>> START MATERIAL

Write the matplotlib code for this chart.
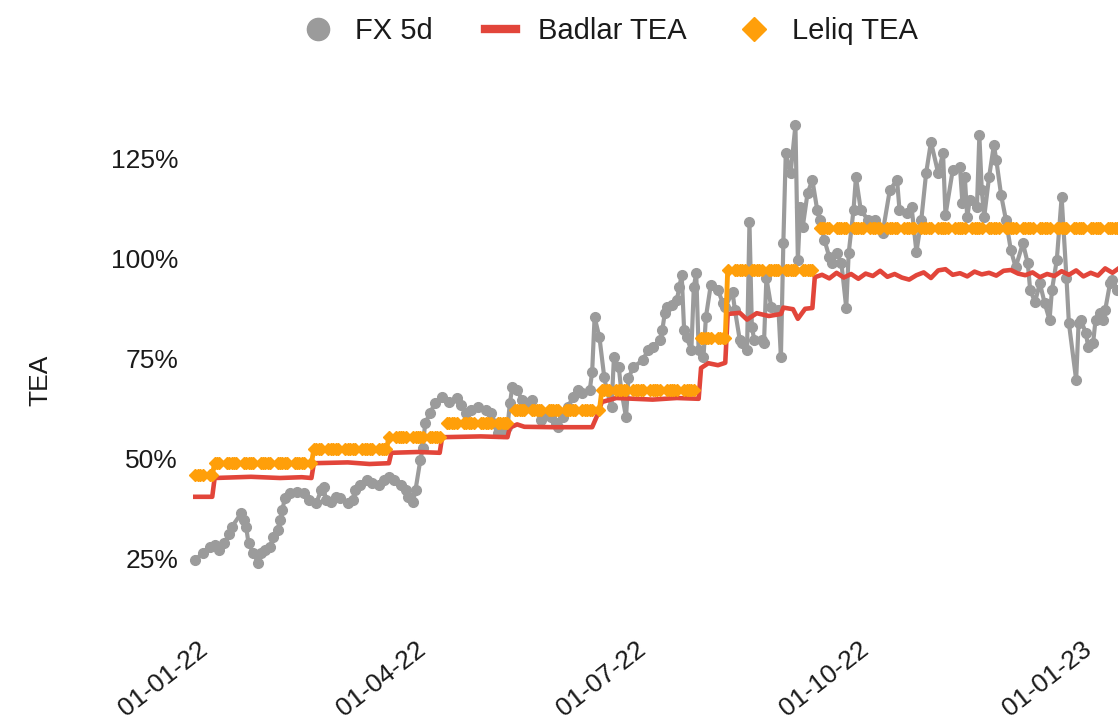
import numpy as np
import pandas as pd
import matplotlib
matplotlib.use("Agg")
import matplotlib.pyplot as plt
import matplotlib.dates as mdates
from matplotlib.lines import Line2D

plt.rcParams['font.family'] = ['Liberation Sans', 'DejaVu Sans']

# FX 5d (gray)
fx_dates = [
    "2021-12-28", "2021-12-31", "2022-01-03", "2022-01-05", "2022-01-07", "2022-01-09", "2022-01-11", "2022-01-12", "2022-01-16", "2022-01-17", "2022-01-18", "2022-01-19", "2022-01-21", "2022-01-23", "2022-01-24", "2022-01-26", "2022-01-28", "2022-01-29", "2022-01-31",
    "2022-02-01", "2022-02-02", "2022-02-03", "2022-02-05", "2022-02-08", "2022-02-11", "2022-02-13", "2022-02-16", "2022-02-18", "2022-02-19", "2022-02-20", "2022-02-22", "2022-02-24", "2022-02-26",
    "2022-03-01", "2022-03-03", "2022-03-04", "2022-03-06", "2022-03-09", "2022-03-11", "2022-03-14", "2022-03-16", "2022-03-18", "2022-03-20", "2022-03-23", "2022-03-25", "2022-03-26", "2022-03-28", "2022-03-29", "2022-03-31",
    "2022-04-01", "2022-04-02", "2022-04-04", "2022-04-06", "2022-04-09", "2022-04-12", "2022-04-15", "2022-04-17", "2022-04-19", "2022-04-21", "2022-04-24", "2022-04-27", "2022-04-29", "2022-04-30",
    "2022-05-02", "2022-05-04", "2022-05-06", "2022-05-07", "2022-05-08", "2022-05-10", "2022-05-12", "2022-05-14", "2022-05-16", "2022-05-18", "2022-05-20", "2022-05-22", "2022-05-24", "2022-05-26", "2022-05-27", "2022-05-29", "2022-05-31",
    "2022-06-02", "2022-06-04", "2022-06-06", "2022-06-09", "2022-06-10", "2022-06-11", "2022-06-13", "2022-06-15", "2022-06-16", "2022-06-18", "2022-06-19", "2022-06-21", "2022-06-22", "2022-06-24", "2022-06-25", "2022-06-27",
    "2022-07-01", "2022-07-03", "2022-07-05", "2022-07-08", "2022-07-09", "2022-07-10", "2022-07-11", "2022-07-13", "2022-07-15", "2022-07-16", "2022-07-17", "2022-07-18", "2022-07-19", "2022-07-21", "2022-07-22", "2022-07-23", "2022-07-24", "2022-07-26", "2022-07-27", "2022-07-29",
    "2022-08-01", "2022-08-03", "2022-08-04", "2022-08-07", "2022-08-08", "2022-08-10", "2022-08-11", "2022-08-13", "2022-08-14", "2022-08-15", "2022-08-16", "2022-08-19", "2022-08-20", "2022-08-21", "2022-08-23", "2022-08-26", "2022-08-27", "2022-08-28", "2022-08-29", "2022-08-31",
    "2022-09-02", "2022-09-03", "2022-09-04", "2022-09-05", "2022-09-07", "2022-09-09", "2022-09-11", "2022-09-12", "2022-09-14", "2022-09-16", "2022-09-17", "2022-09-19", "2022-09-21", "2022-09-23", "2022-09-24", "2022-09-26", "2022-09-27", "2022-09-29",
    "2022-10-02", "2022-10-05", "2022-10-08", "2022-10-11", "2022-10-14", "2022-10-15", "2022-10-18", "2022-10-20", "2022-10-22", "2022-10-24", "2022-10-26", "2022-10-28", "2022-10-31",
    "2022-11-02", "2022-11-03", "2022-11-06", "2022-11-09", "2022-11-10", "2022-11-11", "2022-11-12", "2022-11-13", "2022-11-16", "2022-11-17", "2022-11-18", "2022-11-19", "2022-11-21", "2022-11-23", "2022-11-24", "2022-11-26", "2022-11-28", "2022-11-30",
    "2022-12-02", "2022-12-05", "2022-12-07", "2022-12-08", "2022-12-10", "2022-12-12", "2022-12-14", "2022-12-16", "2022-12-17", "2022-12-19", "2022-12-21", "2022-12-23", "2022-12-24", "2022-12-27", "2022-12-28", "2022-12-29", "2022-12-31",
    "2023-01-01", "2023-01-03", "2023-01-04", "2023-01-06", "2023-01-07", "2023-01-08", "2023-01-10", "2023-01-11", "2023-01-13",
]
fx_vals = [
    24.5, 26.2, 27.8, 28.2, 27.0, 28.7, 31.0, 32.7, 36.2, 34.5, 32.8, 28.7, 26.2, 23.7, 26.2, 27.0, 27.8, 30.2, 32.0,
    34.5, 37.0, 40.0, 41.2, 41.5, 41.2, 39.5, 38.7, 42.0, 42.7, 39.5, 39.0, 40.2, 40.0,
    38.7, 39.5, 42.0, 43.2, 44.5, 43.7, 43.2, 44.5, 45.2, 44.5, 43.2, 42.0, 40.2, 39.0, 42.0, 49.5,
    52.5, 58.7, 61.2, 63.7, 65.2, 64.0, 65.0, 63.2, 61.2, 62.0, 62.7, 62.0, 61.2, 58.7,
    56.2, 56.2, 57.7, 63.7, 67.7, 67.0, 64.5, 63.7, 64.5, 62.0, 59.5, 61.2, 60.2, 58.7, 57.7, 60.2, 62.7,
    65.2, 67.0, 66.2, 67.0, 71.5, 85.2, 80.2, 70.2, 67.0, 62.7, 75.2, 72.7, 67.0, 60.2, 70.0, 72.7,
    74.5, 77.0, 77.7, 79.5, 82.0, 86.2, 87.7, 88.2, 89.5, 92.7, 95.7, 82.0, 80.2, 77.0, 92.7, 96.2, 77.0, 75.2, 85.2, 93.2,
    92.0, 88.7, 87.7, 91.5, 87.0, 79.5, 78.7, 77.0, 109.0, 82.7, 79.5, 79.5, 78.7, 95.0, 87.7, 87.0, 75.2, 103.7, 126.2, 121.2,
    133.2, 99.5, 112.7, 107.7, 116.2, 119.5, 112.0, 109.5, 104.5, 100.2, 98.7, 101.2, 98.7, 87.5, 101.2, 112.0, 120.2, 112.0,
    109.5, 109.5, 106.2, 117.0, 119.5, 112.0, 111.2, 112.7, 101.5, 109.5, 121.2, 129.0, 121.2,
    126.2, 110.7, 122.0, 122.7, 113.7, 120.2, 110.2, 114.5, 112.7, 130.7, 117.0, 110.2, 120.2, 128.2, 124.5, 115.7, 109.5, 102.0,
    97.7, 103.7, 98.7, 92.0, 89.0, 93.7, 88.7, 84.5, 92.0, 99.5, 115.2, 95.0, 83.7, 69.5, 83.7, 84.5, 81.2,
    77.7, 78.7, 84.5, 86.2, 84.5, 87.0, 93.7, 94.5, 92.0,
]

# Badlar TEA (red)
badlar_dates = [
    "2021-12-28", "2022-01-04", "2022-01-05", "2022-01-20", "2022-02-01", "2022-02-10", "2022-02-14", "2022-02-15",
    "2022-03-01", "2022-03-10", "2022-03-18", "2022-03-19", "2022-03-30", "2022-04-08", "2022-04-09", "2022-04-25",
    "2022-05-06", "2022-05-07", "2022-05-10", "2022-05-13", "2022-05-25", "2022-06-10", "2022-06-12", "2022-06-14",
    "2022-06-20", "2022-07-05", "2022-07-15", "2022-07-24", "2022-07-25", "2022-07-28", "2022-08-01", "2022-08-04",
    "2022-08-05", "2022-08-10", "2022-08-13", "2022-08-17", "2022-08-22", "2022-08-27", "2022-08-28", "2022-09-01",
    "2022-09-03", "2022-09-06", "2022-09-09", "2022-09-10",
    "2022-09-13", "2022-09-16", "2022-09-19", "2022-09-22", "2022-09-25", "2022-09-28",
    "2022-10-01", "2022-10-04", "2022-10-07", "2022-10-10", "2022-10-13", "2022-10-16", "2022-10-19", "2022-10-22", "2022-10-25", "2022-10-28", "2022-10-31",
    "2022-11-03", "2022-11-06", "2022-11-09", "2022-11-12", "2022-11-15", "2022-11-18", "2022-11-21", "2022-11-24", "2022-11-27", "2022-11-30",
    "2022-12-03", "2022-12-06", "2022-12-09", "2022-12-12", "2022-12-15", "2022-12-18", "2022-12-21", "2022-12-24", "2022-12-27", "2022-12-30",
    "2023-01-02", "2023-01-05", "2023-01-08", "2023-01-11", "2023-01-14",
]
badlar_vals = [
    40.3, 40.3, 45.0, 45.3, 45.0, 45.2, 45.0, 48.7,
    48.9, 48.5, 48.7, 51.3, 51.5, 51.3, 55.2, 55.4,
    55.2, 57.6, 58.4, 57.8, 57.7, 57.7, 60.5, 64.0,
    65.0, 64.6, 65.0, 64.8, 72.5, 73.7, 73.2, 73.8,
    86.0, 86.3, 84.6, 86.2, 85.5, 86.0, 87.6, 87.2,
    84.8, 87.3, 87.5, 95.2,
    95.8, 94.9, 96.3, 95.1, 96.0, 94.8,
    96.1, 95.5, 96.8, 95.3, 96.0, 95.1, 94.6, 95.7, 96.4, 95.0, 96.9,
    97.2, 95.8, 96.2, 95.4, 96.6, 95.9, 96.3, 95.6, 96.8, 97.0,
    96.1, 95.7, 96.4, 95.2, 96.0, 95.5, 96.7, 95.8, 96.9, 95.4,
    96.3, 95.6, 97.4, 96.3, 97.6,
]

# Leliq TEA (orange): rate level and the date it took effect
leliq_change = ["2021-12-28", "2022-01-05", "2022-02-15", "2022-03-18", "2022-04-09",
                "2022-05-07", "2022-06-14", "2022-07-25", "2022-08-05", "2022-09-10"]
leliq_level = [45.7, 48.7, 52.2, 55.2, 58.7, 62.0, 67.0, 80.0, 97.0, 107.5]

tick_dates = ["2022-01-01", "2022-04-01", "2022-07-01", "2022-10-01", "2023-01-01"]
y_ticks = [25, 50, 75, 100, 125]

gray = "#9b9b9b"
red = "#e2453a"
orange = "#ff9f0a"
txt = "#1a1a1a"

# leliq only published on business days -> gaps on weekends
days = pd.date_range("2021-12-28", "2023-01-15", freq="D")
leliq = pd.Series(leliq_level, index=pd.to_datetime(leliq_change)).reindex(days, method="ffill")
leliq[days.dayofweek >= 5] = np.nan

fig = plt.figure(figsize=(11.18, 7.21), dpi=100)
ax = fig.add_axes([185 / 1118, 1 - 590 / 721, 1 - 185 / 1118, (590 - 105) / 721])

ax.plot(pd.to_datetime(fx_dates), fx_vals, color=gray, lw=3, marker='o', ms=7, zorder=2)
ax.plot(pd.to_datetime(badlar_dates), badlar_vals, color=red, lw=3.3, zorder=3)
ax.plot(leliq.index, leliq.values, color=orange, lw=3.5, marker='D', ms=6, zorder=4)

ax.set_xlim(pd.Timestamp("2021-12-23 18:00"), pd.Timestamp("2023-01-13 07:00"))
ax.set_ylim(17, 138.25)

ax.set_yticks(y_ticks)
ax.set_yticklabels([f"{v}%" for v in y_ticks])
ax.set_xticks(pd.to_datetime(tick_dates))
ax.xaxis.set_major_formatter(mdates.DateFormatter('%d-%m-%y'))

ax.tick_params(axis='both', length=0, labelsize=19, labelcolor=txt)
ax.tick_params(axis='y', pad=5)
ax.tick_params(axis='x', pad=41)
for lab in ax.get_xticklabels():
    lab.set_rotation(38)
    lab.set_ha('right')
    lab.set_va('center')
    lab.set_rotation_mode('anchor')

for s in ax.spines.values():
    s.set_visible(False)

fig.text(40 / 1118, 1 - 380 / 721, "TEA", rotation=90, fontsize=19, color=txt,
         ha='center', va='center')

handles = [
    Line2D([], [], color=gray, marker='o', ls='none', ms=16),
    Line2D([], [], color=red, lw=6),
    Line2D([], [], color=orange, marker='D', ls='none', ms=12),
]
fig.legend(handles, ["FX 5d", "Badlar TEA", "Leliq TEA"], loc='upper center',
           bbox_to_anchor=(610 / 1118, 1.013), ncol=3, frameon=False, fontsize=21,
           handlelength=1.05, handletextpad=0.75, columnspacing=1.8, labelcolor=txt)

fig.savefig("out.png", dpi=100, facecolor="white")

>> END MATERIAL

* [EXERCISE AIM]:
The lines from the top of the data above through the one holding "plt.rcParams['font.family'] = ['Liberation" are to be repeated exactly, and only those, with no pictures.

* [OUTPUT FOR THIS TASK]:
Write the matplotlib code for this chart.
import numpy as np
import pandas as pd
import matplotlib
matplotlib.use("Agg")
import matplotlib.pyplot as plt
import matplotlib.dates as mdates
from matplotlib.lines import Line2D

plt.rcParams['font.family'] = ['Liberation Sans', 'DejaVu Sans']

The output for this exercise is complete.